As a team, the drought came in the second quarter. Coming off their highest-scoring game of the season, the Sparks looked out of sorts against a staunch Atlanta defense that refused to give up easy baskets.

The Dream disrupted the Sparks’ rhythm from the start, denying space for them to initiate sets, locate open shooters or generate meaningful possessions — the blueprint of Roberts’ offense. That inefficiency became more pronounced as the quarter progressed, when opportunities came sparingly and turnovers, whether from steals or denied attempts at the rim, became a recurring theme.

“I could do a better job,” Plum said, shouldering the brunt of the offensive inefficiency in the period. “Getting the people the ball, good shot. And I think we had a lot of good looks around the rim early… Just missed them, and credit to them.”

Plum finished with 27 points, five assists, three rebounds and four steals, and Hamby had 28 points, eight assists, six rebounds and four steals of her own, with Roberts adding that “those are stupid numbers. And her defense there in the second half got us back in it.”

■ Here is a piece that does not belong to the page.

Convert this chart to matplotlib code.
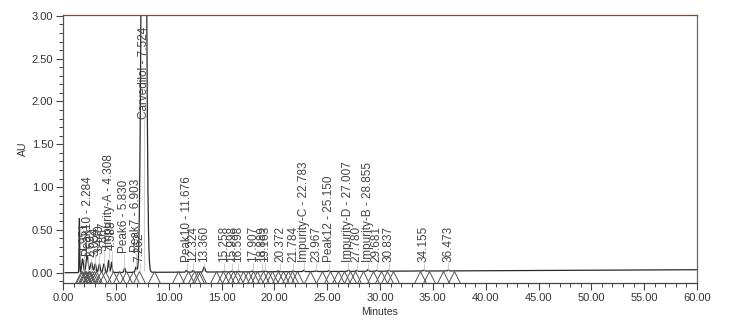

With inconsistency still prevalent and struggles to close out games lingering, Plum and Hamby agree the team is close to improving, but the process is ongoing.

“If you watch these game, we’re right freaking there,” Plum said.

Hamby says success won’t come this early in the season, reflecting on her and Plum’s championship experience in Las Vegas.

“We enjoy the process — been part of the process,” Hamby said. “We know that it’s not like it happens overnight. It’s not going to happen in the first six games of the season.

“Obviously, we want to compete and we want to keep building. But perspective: this is a new group. We’re learning a whole new system. It’s predicated on chemistry, movement, space, team.”

But the road to success remains a marathon.

The Sparks will have only a few days to continue their team-building efforts before hitting the road for a matchup in Las Vegas against the Aces — the former home of both All-Stars. For Plum, it signifies her first return since the offseason trade.

The quick turnaround also gives Rickea Jackson, fresh off a concussion, more time to ease back into the lineup.

With starters logging heavy minutes and rookies thrust into high-pressure roles early in the season, the Sparks simply needed more bodies to ease the burden. The return of Rickea Jackson was a welcome boost.

Still, the Sparks took a cautious approach to her reintroduction. Jackson came off the bench and played limited minutes (12) mostly in the second half, as she worked to reacclimate to the pace of live play.

At times, she looked like a player still finding her rhythm, missing shots she typically makes and picking up uncharacteristic fouls. She finished with more fouls than any other stat: three fouls and just one rebound.